■ **Task brief**
Exclude images, then output the remaining data verbatim.

■ **Dataset excerpt**
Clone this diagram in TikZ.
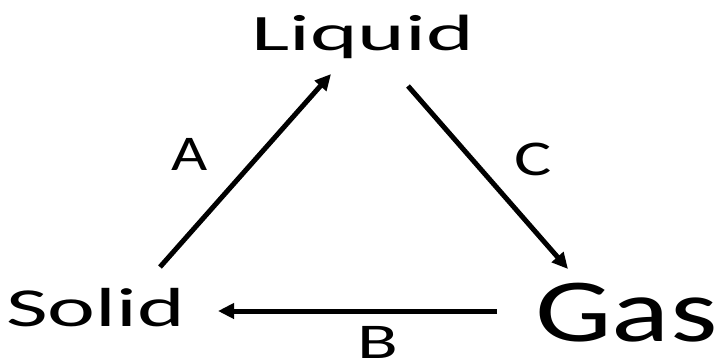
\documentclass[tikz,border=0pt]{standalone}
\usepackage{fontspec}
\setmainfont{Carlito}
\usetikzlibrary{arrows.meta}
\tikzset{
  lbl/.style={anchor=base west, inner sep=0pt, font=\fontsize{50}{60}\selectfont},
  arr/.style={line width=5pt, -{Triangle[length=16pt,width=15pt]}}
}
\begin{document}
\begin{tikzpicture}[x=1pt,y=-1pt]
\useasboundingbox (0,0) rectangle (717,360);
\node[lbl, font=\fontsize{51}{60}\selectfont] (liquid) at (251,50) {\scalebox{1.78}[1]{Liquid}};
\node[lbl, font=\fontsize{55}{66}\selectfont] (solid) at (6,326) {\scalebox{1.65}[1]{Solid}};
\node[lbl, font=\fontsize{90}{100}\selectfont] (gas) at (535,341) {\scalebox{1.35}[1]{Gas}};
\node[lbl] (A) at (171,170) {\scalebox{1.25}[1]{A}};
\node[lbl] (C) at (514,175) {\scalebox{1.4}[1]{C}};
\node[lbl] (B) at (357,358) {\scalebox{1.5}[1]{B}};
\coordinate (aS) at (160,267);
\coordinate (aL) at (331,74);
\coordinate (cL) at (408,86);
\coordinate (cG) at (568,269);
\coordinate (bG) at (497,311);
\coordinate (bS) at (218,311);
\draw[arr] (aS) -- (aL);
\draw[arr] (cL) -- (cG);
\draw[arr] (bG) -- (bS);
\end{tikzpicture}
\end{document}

■ **Worked answer**
Clone this diagram in TikZ.
\documentclass[tikz,border=0pt]{standalone}
\usepackage{fontspec}
\setmainfont{Carlito}
\usetikzlibrary{arrows.meta}
\tikzset{
  lbl/.style={anchor=base west, inner sep=0pt, font=\fontsize{50}{60}\selectfont},
  arr/.style={line width=5pt, -{Triangle[length=16pt,width=15pt]}}
}
\begin{document}
\begin{tikzpicture}[x=1pt,y=-1pt]
\useasboundingbox (0,0) rectangle (717,360);
\node[lbl, font=\fontsize{51}{60}\selectfont] (liquid) at (251,50) {\scalebox{1.78}[1]{Liquid}};
\node[lbl, font=\fontsize{55}{66}\selectfont] (solid) at (6,326) {\scalebox{1.65}[1]{Solid}};
\node[lbl, font=\fontsize{90}{100}\selectfont] (gas) at (535,341) {\scalebox{1.35}[1]{Gas}};
\node[lbl] (A) at (171,170) {\scalebox{1.25}[1]{A}};
\node[lbl] (C) at (514,175) {\scalebox{1.4}[1]{C}};
\node[lbl] (B) at (357,358) {\scalebox{1.5}[1]{B}};
\coordinate (aS) at (160,267);
\coordinate (aL) at (331,74);
\coordinate (cL) at (408,86);
\coordinate (cG) at (568,269);
\coordinate (bG) at (497,311);
\coordinate (bS) at (218,311);
\draw[arr] (aS) -- (aL);
\draw[arr] (cL) -- (cG);
\draw[arr] (bG) -- (bS);
\end{tikzpicture}
\end{document}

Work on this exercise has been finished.